His argument was essentially that all of the conditions that lead inexorably to war are basic and (so far as we know) unchangeable features of peace. The division of nervous systems into tribes, with which they can experience identification or consubstantiality, and the combination of scapegoating and victimage* lead to the possibility and even the likelihood of war. The conflict between Us and Them, which is produced by a mixture of this tribalism and the need to justify the kill and the distribution/redistribution of property, creates the potential and the justification for the slaughter.

Once I got this, I understood why it is absolutely vital to our elites that “serious” people constantly express the rectitude of the slaughter, and the willingness to pursue it. I understood why they have determined that only the people who express those ideas are serious. I understood why Obama and Clinton and McCain all agree that “all options are always on the table.” By maintaining this consensus, they maintain our readiness, in this state of peace, to declare the special state of peace that is war. They are keeping us stoked, just in case.

We can argue about whether they do this against their will or because they have to do so to remain “serious.” Many believe that Obama or Clinton is really a super peacenik who only pretends to like blowing stuff up in order to compensate for being a woman or a liberal or whatever. But whether or not they mean it doesn’t really matter — they are helping to prepare us either way.

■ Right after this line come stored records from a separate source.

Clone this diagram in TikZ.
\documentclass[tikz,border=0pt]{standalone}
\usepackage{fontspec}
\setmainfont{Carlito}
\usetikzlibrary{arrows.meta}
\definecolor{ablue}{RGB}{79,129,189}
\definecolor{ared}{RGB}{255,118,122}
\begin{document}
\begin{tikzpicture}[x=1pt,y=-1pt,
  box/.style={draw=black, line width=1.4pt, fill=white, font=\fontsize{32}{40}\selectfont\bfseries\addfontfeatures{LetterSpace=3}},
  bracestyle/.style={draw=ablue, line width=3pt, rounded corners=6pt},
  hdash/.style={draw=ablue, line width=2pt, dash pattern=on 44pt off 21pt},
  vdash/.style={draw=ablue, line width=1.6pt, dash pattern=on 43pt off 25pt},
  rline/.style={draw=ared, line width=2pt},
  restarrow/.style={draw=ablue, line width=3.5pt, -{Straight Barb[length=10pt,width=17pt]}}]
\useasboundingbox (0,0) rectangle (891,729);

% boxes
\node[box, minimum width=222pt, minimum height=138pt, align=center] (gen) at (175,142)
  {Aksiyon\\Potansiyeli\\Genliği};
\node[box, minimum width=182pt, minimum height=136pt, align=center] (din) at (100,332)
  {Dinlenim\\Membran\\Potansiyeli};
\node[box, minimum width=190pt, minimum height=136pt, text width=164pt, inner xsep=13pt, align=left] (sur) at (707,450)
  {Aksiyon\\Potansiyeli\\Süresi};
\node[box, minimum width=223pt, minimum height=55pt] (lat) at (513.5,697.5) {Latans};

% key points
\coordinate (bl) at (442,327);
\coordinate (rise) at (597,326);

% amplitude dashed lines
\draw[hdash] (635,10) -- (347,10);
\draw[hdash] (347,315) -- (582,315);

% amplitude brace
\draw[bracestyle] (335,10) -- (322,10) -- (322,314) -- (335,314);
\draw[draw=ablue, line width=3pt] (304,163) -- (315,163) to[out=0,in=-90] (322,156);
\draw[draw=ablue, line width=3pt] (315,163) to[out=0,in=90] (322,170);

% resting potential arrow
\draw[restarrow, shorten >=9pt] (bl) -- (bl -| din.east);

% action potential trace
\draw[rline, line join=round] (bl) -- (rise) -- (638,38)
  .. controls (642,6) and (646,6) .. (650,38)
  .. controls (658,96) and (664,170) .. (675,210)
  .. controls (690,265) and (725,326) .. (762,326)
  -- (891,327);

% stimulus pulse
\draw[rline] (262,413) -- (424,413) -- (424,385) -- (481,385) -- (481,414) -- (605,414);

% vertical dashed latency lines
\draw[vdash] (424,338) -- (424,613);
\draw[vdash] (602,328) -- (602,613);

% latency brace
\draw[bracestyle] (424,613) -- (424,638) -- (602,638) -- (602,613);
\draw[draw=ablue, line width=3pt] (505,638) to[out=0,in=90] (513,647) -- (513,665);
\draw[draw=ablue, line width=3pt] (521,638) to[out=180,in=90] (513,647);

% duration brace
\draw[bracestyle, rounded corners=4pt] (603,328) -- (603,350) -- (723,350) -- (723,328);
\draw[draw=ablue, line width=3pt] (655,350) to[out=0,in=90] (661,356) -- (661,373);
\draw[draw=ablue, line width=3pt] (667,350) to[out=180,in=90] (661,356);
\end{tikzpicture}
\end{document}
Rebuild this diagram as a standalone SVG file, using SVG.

And whether or not Clinton actually wants to kill every single man, woman and child in Iran doesn’t really matter. I’m not particularly sure that she does, but it’s a distinction without a difference. Whatever her secret, innermost wishes, she is actively upping the ante. She is attempting to prove she is “serious” by promising, and preparing us for, a new level of slaughter. It is to Obama’s credit that so far he has not chosen to descend to that level. For that matter, I’m not even sure McCain has ever expressed such baldly genocidal desires, though I have little doubt he shares them.

Democrats keep telling me that I have to leave her alone and focus on McCain, because she’s just fine (she’s one of us) and he’s the real bad guy. They keep telling me I have to accept her as just as good as Obama, maybe even better. But when she goes on national television two times in one day with an explicit threat to “obliterate” a nation, and by some readings a promise to do so, I cannot let that stand. I cannot pretend it never occurred. I cannot accept her as an acceptable alternative to a candidate who has not expressed a desire to kill an entire nation. I can’t do it.

And every day I watch liberal writers engage in this horseshit, it makes me sick.

It’s not about me. But it is about war, which is always close. Always at hand. A special case of peace.

*Note: Victimage sounds like exactly what it isn’t, which is only another way of saying scapegoating. Victimage is related to scapegoating, but not the same thing — it’s about casting oneself as a victim, the natural complement to the scapegoating process.